The company said it expects the joint venture to be completed in the third quarter, subject to the completion of due diligence by both sides. Details were set out in a term sheet between PES and Globe Resources on June 9.
In the filing for an Initial Public Offering of its stock, PES said it has the capacity to process 275,000 barrels a day of domestic crude oil and can receive 300,000 barrels a day of crude-by-rail. It noted that its Philadelphia crude unloading terminal is the largest on the East Coast.
The filing did not specify the company’s proposed investment in the joint venture. PES spokespeople were not available to comment because of the pending IPO.
Afolabi Ogunnaike, senior analyst for refining and the oil market in the Houston office of Wood Mackenzie, an energy research company, said the joint venture would cut costs and shorten the refiner’s supply chain.
“I think this is more about increasing control over the supply chain,” he said. “I don’t think this is about increasing volumes of crude.”

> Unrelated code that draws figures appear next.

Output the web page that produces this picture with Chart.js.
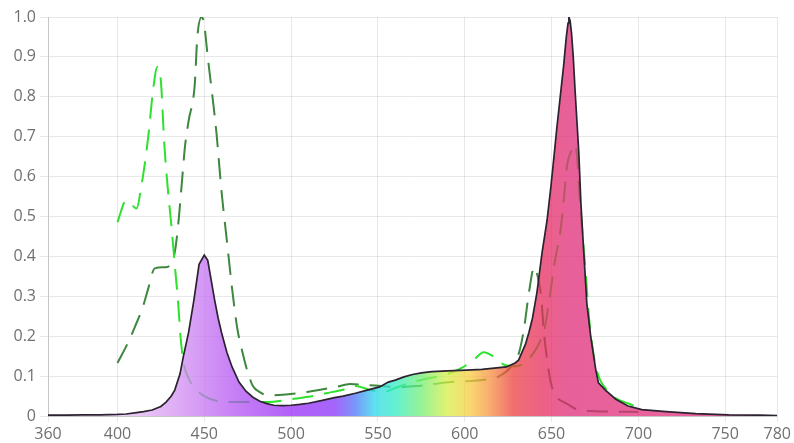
<!DOCTYPE html>
<html>
<head>
<meta charset="utf-8">
<script src="https://cdn.jsdelivr.net/npm/chart.js@4/dist/chart.umd.min.js"></script>
<style>
  html, body { margin: 0; padding: 0; background: #fff; }
  #wrap { width: 794px; height: 443px; }
</style>
</head>
<body>
<div id="wrap"><canvas id="c" width="794" height="443"></canvas></div>
<script>
// ---- data ----
const xTicks = [360, 400, 450, 500, 550, 600, 650, 700, 750, 780];

const spectrumNm = [360, 370, 380, 390, 400, 405, 410, 415, 420, 425, 428, 431, 433, 436, 438, 441, 444, 447, 450, 452, 454, 456, 458, 460, 463, 466, 470, 474, 478, 482, 486, 490, 495, 500, 505, 510, 518, 525, 530, 537, 545, 551, 556, 560, 565, 570, 575, 581, 590, 601, 610, 617, 624, 629, 631, 633, 635, 637, 639, 641.6, 644.5, 647.4, 649.6, 651.4, 653, 655, 657, 658.5, 659.5, 660, 660.7, 661.5, 662.5, 663.5, 664.6, 665.7, 666.9, 668.6, 670.3, 672.6, 675.5, 677, 681, 687, 694, 702, 716, 733, 752, 770, 780];
const spectrumVal = [0.002, 0.002, 0.003, 0.003, 0.004, 0.005, 0.008, 0.011, 0.015, 0.024, 0.035, 0.05, 0.065, 0.105, 0.15, 0.21, 0.29, 0.38, 0.403, 0.39, 0.34, 0.29, 0.245, 0.208, 0.16, 0.123, 0.085, 0.062, 0.047, 0.037, 0.031, 0.027, 0.026, 0.027, 0.029, 0.032, 0.039, 0.046, 0.05, 0.057, 0.066, 0.073, 0.085, 0.09, 0.098, 0.104, 0.108, 0.111, 0.113, 0.115, 0.117, 0.12, 0.123, 0.133, 0.14, 0.16, 0.18, 0.21, 0.245, 0.31, 0.408, 0.49, 0.574, 0.65, 0.72, 0.80, 0.88, 0.95, 0.985, 1.0, 0.99, 0.96, 0.9, 0.82, 0.74, 0.66, 0.534, 0.408, 0.283, 0.198, 0.115, 0.083, 0.065, 0.042, 0.025, 0.016, 0.011, 0.006, 0.003, 0.002, 0.001];

const chlANm = [400, 405, 408, 411, 414, 416, 418, 420.5, 423, 425, 427, 429, 431, 433, 435, 436.5, 438.5, 441.5, 445, 450, 458, 468, 478, 490, 500, 510, 520, 530, 537, 545, 553, 560, 570, 580, 590, 598, 605, 611, 617, 623, 630, 636, 642, 646, 649, 652, 655, 657, 659, 661, 663, 664.5, 666.5, 668.5, 670, 671.5, 673, 675.5, 678, 681, 685, 690, 695, 700];
const chlAVal = [0.486, 0.54, 0.53, 0.52, 0.583, 0.64, 0.71, 0.817, 0.875, 0.84, 0.68, 0.57, 0.48, 0.38, 0.28, 0.19, 0.125, 0.09, 0.068, 0.05, 0.037, 0.035, 0.035, 0.036, 0.042, 0.048, 0.057, 0.066, 0.075, 0.066, 0.06, 0.07, 0.085, 0.095, 0.105, 0.12, 0.14, 0.16, 0.148, 0.128, 0.125, 0.14, 0.175, 0.22, 0.3, 0.39, 0.46, 0.54, 0.63, 0.66, 0.68, 0.66, 0.53, 0.42, 0.34, 0.25, 0.19, 0.123, 0.09, 0.07, 0.05, 0.038, 0.03, 0.02];

const chlBNm = [400, 406, 410, 414.6, 417.5, 421.5, 428, 431, 433, 435, 437, 439, 441, 444.5, 446, 448.5, 450, 452, 455, 457, 460, 463, 466, 469, 472, 475, 478, 482, 486, 495, 509, 516, 526, 534, 543, 552, 562, 572, 582, 592, 600, 610, 620, 627, 631, 634, 637, 640, 642, 644, 645.6, 647.5, 649.6, 653, 658, 665, 675, 685, 700];
const chlBVal = [0.133, 0.183, 0.223, 0.273, 0.316, 0.37, 0.373, 0.383, 0.41, 0.48, 0.58, 0.68, 0.74, 0.83, 0.95, 1.0, 0.98, 0.9, 0.79, 0.71, 0.56, 0.44, 0.32, 0.22, 0.16, 0.11, 0.075, 0.06, 0.052, 0.053, 0.06, 0.065, 0.073, 0.08, 0.078, 0.075, 0.072, 0.075, 0.08, 0.085, 0.087, 0.09, 0.1, 0.125, 0.155, 0.215, 0.31, 0.373, 0.35, 0.3, 0.21, 0.14, 0.083, 0.048, 0.033, 0.016, 0.012, 0.011, 0.01];

// ---- styles ----
const fillStops = [
  [360, 'rgba(245,232,248,0.75)'],
  [405, 'rgba(230,188,242,0.75)'],
  [435, 'rgba(211,144,242,0.75)'],
  [465, 'rgba(182,88,242,0.75)'],
  [500, 'rgba(152,42,246,0.75)'],
  [525, 'rgba(135,48,248,0.75)'],
  [537, 'rgba(75,115,248,0.75)'],
  [548, 'rgba(42,215,235,0.75)'],
  [560, 'rgba(48,235,195,0.75)'],
  [575, 'rgba(115,238,115,0.75)'],
  [590, 'rgba(215,238,68,0.75)'],
  [603, 'rgba(248,202,62,0.75)'],
  [615, 'rgba(246,142,62,0.75)'],
  [628, 'rgba(235,62,62,0.75)'],
  [645, 'rgba(230,43,95,0.75)'],
  [660, 'rgba(224,43,120,0.75)'],
  [780, 'rgba(224,48,126,0.75)']
];

function pts(xs, ys) { return xs.map((x, i) => ({ x: x, y: ys[i] })); }

function spectrumFill(context) {
  const chart = context.chart;
  const area = chart.chartArea;
  if (!area) return 'rgba(200,100,200,0.6)';
  const xs = chart.scales.x;
  const g = chart.ctx.createLinearGradient(area.left, 0, area.right, 0);
  const w = area.right - area.left;
  fillStops.forEach(([nm, col]) => {
    let f = (xs.getPixelForValue(nm) - area.left) / w;
    f = Math.min(1, Math.max(0, f));
    g.addColorStop(f, col);
  });
  return g;
}

const tickFont = { family: "'Open Sans', sans-serif", size: 16 };

new Chart(document.getElementById('c'), {
  type: 'line',
  data: {
    datasets: [
      {
        label: 'Spectrum',
        data: pts(spectrumNm, spectrumVal),
        borderColor: '#2b2330',
        borderWidth: 1.7,
        backgroundColor: spectrumFill,
        fill: 'origin',
        pointRadius: 0,
        tension: 0
      },
      {
        label: 'Chlorophyll A',
        data: pts(chlANm, chlAVal),
        borderColor: 'rgb(45,225,45)',
        borderWidth: 2,
        borderDash: [21, 11],
        fill: false,
        pointRadius: 0,
        cubicInterpolationMode: 'monotone'
      },
      {
        label: 'Chlorophyll B',
        data: pts(chlBNm, chlBVal),
        borderColor: 'rgb(62,135,62)',
        borderWidth: 2,
        borderDash: [21, 11],
        fill: false,
        pointRadius: 0,
        cubicInterpolationMode: 'monotone'
      }
    ]
  },
  options: {
    responsive: false,
    animation: false,
    devicePixelRatio: 1,
    layout: { padding: { top: 17, right: 14, left: 0, bottom: 0 } },
    plugins: { legend: { display: false }, tooltip: { enabled: false } },
    scales: {
      x: {
        type: 'linear',
        min: 360,
        max: 780,
        afterBuildTicks: (scale) => { scale.ticks = xTicks.map(v => ({ value: v })); },
        afterFit: (scale) => { scale.height = 27; },
        ticks: { color: '#707070', font: tickFont, maxRotation: 0, autoSkip: false, padding: 3,
                 callback: (v) => String(v) },
        grid: { color: 'rgba(0,0,0,0.09)', tickLength: 6 },
        border: { color: 'rgba(0,0,0,0.15)' }
      },
      y: {
        min: 0,
        max: 1,
        afterFit: (scale) => { scale.width = 48; },
        ticks: { stepSize: 0.1, color: '#707070', font: tickFont, padding: 4,
                 callback: (v) => (Math.abs(v) < 1e-9 ? '0' : v.toFixed(1)) },
        grid: { color: 'rgba(0,0,0,0.09)', tickLength: 8 },
        border: { color: 'rgba(0,0,0,0.15)' }
      }
    }
  }
});
</script>
</body>
</html>
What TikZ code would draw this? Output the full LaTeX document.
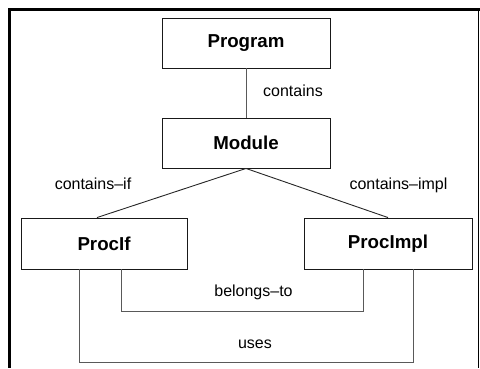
\documentclass[tikz,border=0pt]{standalone}
\usepackage{fontspec}
\setmainfont{Liberation Sans}
\begin{document}
\begin{tikzpicture}[x=1pt,y=-1pt,
  entity/.style={draw=black!90,line width=0.9pt,rectangle,minimum width=168pt,minimum height=50pt,inner sep=0pt,font=\fontsize{18.7}{20}\selectfont\bfseries},
  conn/.style={draw=black!65,line width=1pt},
  diag/.style={draw=black!85,line width=0.9pt},
  lbl/.style={anchor=base,inner sep=0pt,font=\fontsize{16}{18}\selectfont}]
\useasboundingbox (0,0) rectangle (480,368);
% frame
\draw[line width=3pt] (9.5,9.5) -- (480,9.5);
\draw[line width=3pt] (9.5,8) -- (9.5,368);
\draw[line width=1pt] (478.5,11) -- (478.5,368);
% nodes
\node[entity] (prog) at (246,43) {Program};
\node[entity] (mod) at (246,143) {Module};
\node[entity,minimum width=166pt,minimum height=51pt] (pif) at (104,243.5) {ProcIf};
\node[entity,minimum height=51pt] (pimpl) at (388,243.5) {ProcImpl};
% connectors
\draw[conn] (prog.south) -- (mod.north);
\draw[diag] (mod.south) -- ([xshift=-7pt]pif.north);
\draw[diag] (mod.south) -- (pimpl.north);
\draw[conn] ([xshift=17pt]pif.south) -- ++(0,42) coordinate (bt) -| ([xshift=-25pt]pimpl.south);
\draw[conn] ([xshift=-25pt]pif.south) -- ++(0,93) coordinate (us) -| ([xshift=25pt]pimpl.south);
% labels
\node[lbl,anchor=base west] (lc) at (263,96.5) {contains};
\node[lbl] (lcif) at (93,189) {contains–if};
\node[lbl] (lcimpl) at (398.5,189) {contains–impl};
\node[lbl] (lbt) at (253.5,296) {belongs–to};
\node[lbl] (lus) at (255,348) {uses};
\end{tikzpicture}
\end{document}
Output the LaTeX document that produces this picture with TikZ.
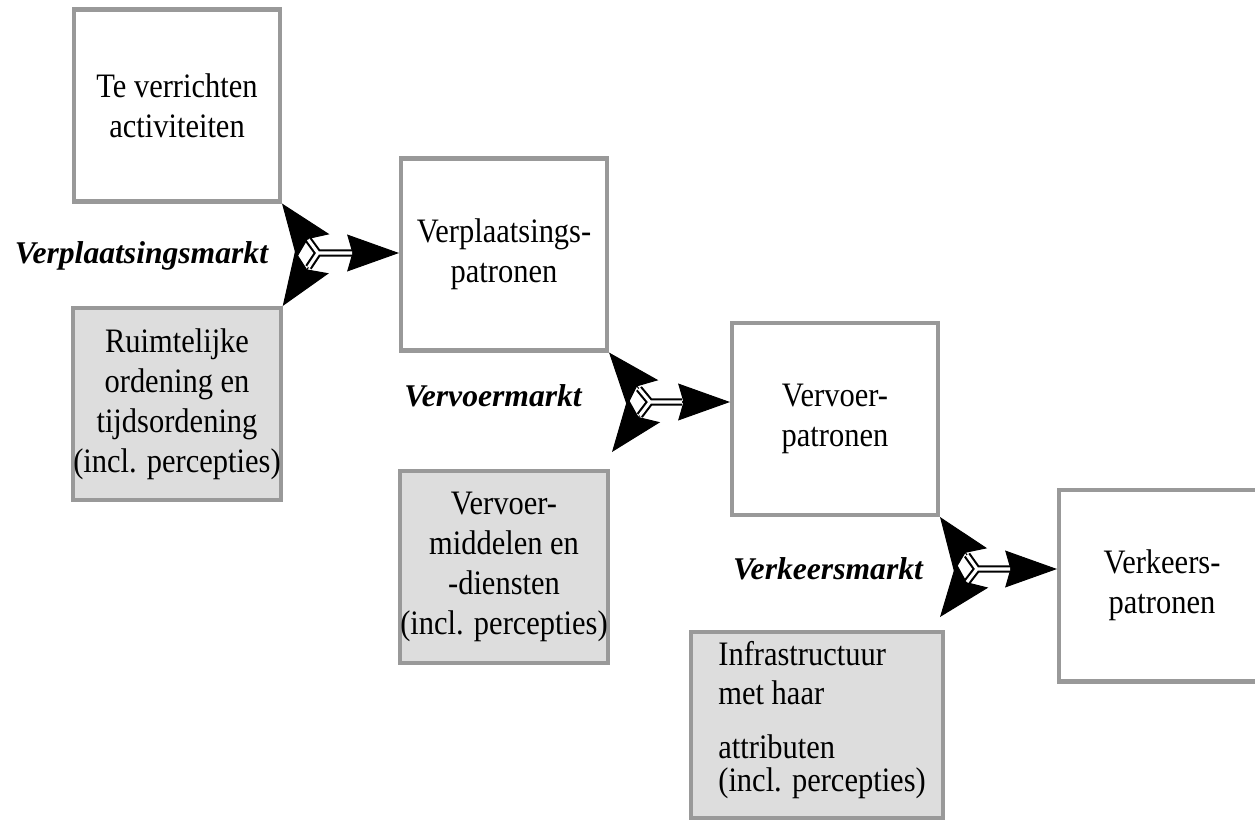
\documentclass[tikz,border=0pt]{standalone}
\usepackage{fontspec}
\setmainfont{Liberation Serif}
\newfontfamily\boxfont{Liberation Serif}[FakeStretch=0.89]
\usetikzlibrary{arrows.meta, positioning, calc}

\definecolor{rim}{RGB}{153,153,153}
\definecolor{shade}{RGB}{221,221,221}

\begin{document}
\begin{tikzpicture}[
    x=0.02cm, y=-0.02cm,
    font=\boxfont\fontsize{19.5}{22.7}\selectfont,
    box/.style={draw=rim, line width=2.3pt, align=center, inner sep=0pt, minimum width=4.12cm, minimum height=3.84cm},
    box_grey/.style={box, fill=shade},
    markt/.style={font=\rmfamily\fontsize{18}{22.7}\selectfont\bfseries\itshape},
    arrow_head/.style={-{Stealth[length=30pt, width=23pt, inset=5pt]}, line width=0.6pt},
    arrow_main/.style={-{Stealth[length=29.5pt, width=21pt, inset=3pt]}, line width=0.6pt},
    arrow_dbl/.style={double=white, double distance=1.8pt, line width=1.2pt}
]
\useasboundingbox (0,0) rectangle (1255,821);

\node[box] (act) at (177,105.5) {Te verrichten\\activiteiten};
\node[box_grey] (ruimte) at (177,404) {Ruimtelijke\\ordening en\\tijdsordening\\(incl. percepties)};
\node[box] (verpl) at (504,254.5) {Verplaatsings-\\patronen};
\node[box_grey] (middelen) at (504,567) {Vervoer-\\middelen en\\-diensten\\(incl. percepties)};
\node[box] (vervoer) at (835,419) {Vervoer-\\patronen};
\node[box_grey, minimum width=5.04cm, minimum height=3.72cm] (infra) at (817,725) {};
\node[align=left, inner sep=0pt, anchor=west] (infratxt) at (718,720) {Infrastructuur\\met haar\\[7.5pt]attributen\\[-3.5pt](incl. percepties)};
\node[box] (verkeer) at (1162,585.5) {Verkeers-\\patronen};

% market labels
\node[markt] (m1) at (141.5,256) {Verplaatsingsmarkt};
\node[markt] (m2) at (493,396) {Vervoermarkt};
\node[markt] (m3) at (828,569) {Verkeersmarkt};

\coordinate (j1) at (318,253);
\coordinate (j2) at (650,402);
\coordinate (j3) at (977,569);
\coordinate (t2) at (612,452);
\coordinate (t3) at (940,617);

% heads
\draw[arrow_head] (j1) -- (act.south east);
\draw[arrow_head] (j1) -- (ruimte.north east);
\draw[arrow_main] (j1) -- (j1 -| verpl.west);
\draw[arrow_head] (j2) -- (verpl.south east);
\draw[arrow_head] (j2) -- (t2);
\draw[arrow_main] (j2) -- (j2 -| vervoer.west);
\draw[arrow_head] (j3) -- (vervoer.south east);
\draw[arrow_head] (j3) -- (t3);
\draw[arrow_main] (j3) -- (j3 -| verkeer.west);

% double stems
\draw[arrow_dbl] ($(j1)!0.27!(act.south east)$) -- (j1) -- ($(j1)!0.27!(ruimte.north east)$) (j1) -- ++(34,0);
\draw[arrow_dbl] ($(j2)!0.27!(verpl.south east)$) -- (j2) -- ($(j2)!0.27!(t2)$) (j2) -- ++(32,0);
\draw[arrow_dbl] ($(j3)!0.27!(vervoer.south east)$) -- (j3) -- ($(j3)!0.27!(t3)$) (j3) -- ++(33,0);

\end{tikzpicture}
\end{document}
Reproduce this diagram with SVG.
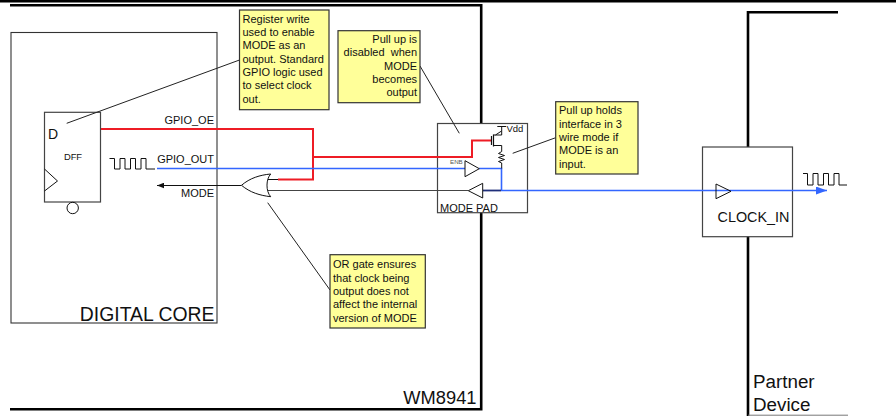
<svg xmlns="http://www.w3.org/2000/svg" width="896" height="416" viewBox="0 0 896 416">
<defs>
<marker id="ab" markerUnits="userSpaceOnUse" markerWidth="7" markerHeight="6" refX="7" refY="3" orient="auto"><path d="M0 0.200L7 3L0 5.800Z" fill="#111"/></marker>
<marker id="ah" markerUnits="userSpaceOnUse" markerWidth="11" markerHeight="8" refX="11" refY="4" orient="auto"><path d="M0 0L11 4L0 8Z" fill="#3366ff"/></marker>
</defs>
<style>
text{font-family:"Liberation Sans",Arial,sans-serif;fill:#111}
.t11{font-size:11px}
.n{font-size:11px}
.note{fill:#ffff99;stroke:#333;stroke-width:1.2}
.box{fill:#fff;stroke:#444;stroke-width:1.2}
.thick{fill:none;stroke:#000;stroke-width:2.6}
.w{fill:none;stroke:#111;stroke-width:1}
.lead{fill:none;stroke:#222;stroke-width:1}
.red{fill:none;stroke:#ee1c25;stroke-width:2}
.blue{fill:none;stroke:#3366ff;stroke-width:1.6}
</style>
<rect width="896" height="416" fill="#fff"/>
<g id="frames">
<rect x="0" y="0" width="896" height="2.500" fill="#000"/>
<path class="thick" d="M10 5.200H481.200V409.200H10"/>
<path class="thick" d="M838 12.200H748V416"/>
<path d="M748 415.200H848" fill="none" stroke="#777" stroke-width="1"/>
</g>
<g id="digital-core">
<rect x="11" y="32.500" width="206" height="290.500" fill="#fff" stroke="#333" stroke-width="1.100"/>
<text x="214.500" y="321" text-anchor="end" font-size="19.400">DIGITAL CORE</text>
</g>
<text id="wm8941-label" x="476.500" y="403.500" text-anchor="end" font-size="18.300">WM8941</text>
<g id="partner-label" font-size="18.800"><text x="753" y="388">Partner</text><text x="753" y="410.500">Device</text></g>
<g id="dff">
<rect class="box" x="44.500" y="112.300" width="56" height="89.700"/>
<path class="w" d="M44.500 169L57.500 181L44.500 191"/>
<circle class="w" cx="72.700" cy="208" r="5.700"/>
<text x="48" y="138.500" font-size="14">D</text>
<text x="73" y="160" text-anchor="middle" font-size="9.400">DFF</text>
</g>
<g id="mode-pad">
<rect class="box" x="437.500" y="123.500" width="90" height="89.200"/>
<text x="440" y="212" class="t11">MODE PAD</text>
<text x="450" y="164" font-size="6.200" style="fill:#555">ENB</text>
</g>
<g id="clock-in">
<rect class="box" x="702.500" y="147" width="90" height="89.700"/>
<text x="717.500" y="222" font-size="14.400">CLOCK_IN</text>
</g>
<g id="connectors">
<path class="red" d="M101 129H313V179.500H278"/>
<path class="red" d="M313 157H472V140.500H492"/>
<path class="blue" d="M157 168.500H465"/>
<path class="blue" d="M479 168.500H501.500V190.500"/>
<path class="blue" d="M501 190.500H827" marker-end="url(#ah)"/>
<path d="M483 190.500H501" fill="none" stroke="#1f2f7a" stroke-width="1.800"/>
<path d="M268 190.500H468" fill="none" stroke="#444" stroke-width="1.200"/>
<path d="M241.500 185.500H157" fill="none" stroke="#111" stroke-width="1" marker-end="url(#ab)"/>
<path d="M278 179.500H268" fill="none" stroke="#111" stroke-width="1"/>
<path class="lead" d="M239.500 60L66.700 123.300"/>
<path class="lead" d="M420 66L459.300 133.300"/>
<path class="lead" d="M555.700 137.700L512.700 153.300"/>
<path class="lead" d="M330 290L267.700 202.700"/>
</g>
<g id="or-gate">
<path d="M241.500 185.300C250 178 260 175 270.700 174C266 179 265.500 191 270.700 196.700C260 195.500 250 192.500 241.500 185.300Z" fill="#fff" stroke="#111" stroke-width="1"/>
</g>
<g id="buffers">
<path d="M465 160.700L479.300 168.700L465 176.700Z" fill="#fff" stroke="#111" stroke-width="1"/>
<path d="M482.700 183.300L468.300 190.700L482.700 198Z" fill="#fff" stroke="#111" stroke-width="1"/>
<path d="M716 184L731 191.300L716 198.700Z" fill="none" stroke="#111" stroke-width="1"/>
</g>
<g id="pull-up">
<path class="w" d="M497.300 126.500H506M501.700 126.500V135H493.500M493.500 145.500H501.700V151.500L498.500 153.500L504.500 155.500L498.500 157.500L504.500 159.500L498.500 161.500L501.700 163V168.500"/>
<path d="M493.500 134.500V146.500M491.500 136V145" fill="none" stroke="#111" stroke-width="1.200"/>
<path d="M501.500 131L495.500 135" fill="none" stroke="#111" stroke-width="1"/>
<text x="506.500" y="131.800" font-size="9.500">Vdd</text>
</g>
<g id="waves">
<path d="M109.500 158.500H114.500V169H120V158.500H125V169H130.500V158.500H135.500V169H141V158.500H146V169H155" fill="none" stroke="#111" stroke-width="1"/>
<path d="M803 173.500H807.500V185H813V173.500H818V185H823.500V173.500H828.500V185H834V173.500H839V185H847" fill="none" stroke="#111" stroke-width="1"/>
</g>
<g id="signal-labels" class="t11">
<text x="214" y="123.500" text-anchor="end">GPIO_OE</text>
<text x="214" y="163.300" text-anchor="end">GPIO_OUT</text>
<text x="214" y="197.300" text-anchor="end">MODE</text>
</g>
<g id="note-register">
<rect class="note" x="239.500" y="10" width="89.500" height="99.700"/>
<text class="n" x="242.500" y="22.700">Register write</text>
<text class="n" x="242.500" y="36">used to enable</text>
<text class="n" x="242.500" y="49">MODE as an</text>
<text class="n" x="242.500" y="62.500">output. Standard</text>
<text class="n" x="242.500" y="76">GPIO logic used</text>
<text class="n" x="242.500" y="89">to select clock</text>
<text class="n" x="242.500" y="103">out.</text>
</g>
<g id="note-disable" text-anchor="end">
<rect class="note" x="338" y="30.700" width="82" height="72"/>
<text class="n" x="417" y="42.700">Pull up is</text>
<text class="n" x="417" y="56">disabled&#160; when</text>
<text class="n" x="417" y="69.500">MODE</text>
<text class="n" x="417" y="83">becomes</text>
<text class="n" x="417" y="96">output</text>
</g>
<g id="note-holds">
<rect class="note" x="555.700" y="101.700" width="82.300" height="72.300"/>
<text class="n" x="559" y="114">Pull up holds</text>
<text class="n" x="559" y="127.500">interface in 3</text>
<text class="n" x="559" y="140.500">wire mode if</text>
<text class="n" x="559" y="154">MODE is an</text>
<text class="n" x="559" y="167.500">input.</text>
</g>
<g id="note-or">
<rect class="note" x="330" y="254.700" width="95.300" height="73.300"/>
<text class="n" x="333" y="268.300">OR gate ensures</text>
<text class="n" x="333" y="281.500">that clock being</text>
<text class="n" x="333" y="294.500">output does not</text>
<text class="n" x="333" y="308">affect the internal</text>
<text class="n" x="333" y="321.500">version of MODE</text>
</g>
</svg>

Ogunnaike argued that reducing the number of parties in the supply chain will save money and put PES at an advantage over some of its competitors who don’t have an equivalent ownership position.
“It positions them a bit better versus other refiners which have more expensive source of Bakken on the East Coast,” he said.
Tracy Carluccio, deputy director of Delaware Riverkeeper Network, an environmental group that opposes oil trains, said the proposed investment appears to indicate the company’s long-term commitment to ensuring crude supplies for its Philadelphia operation.
“It’s very concerning because it shows they are really in this for the long term,” Carluccio said. “They are going to have more of a financial interest in continuing their expansion with that source of oil.”
This story has been updated to include comments from the Wood Mackenzie analyst.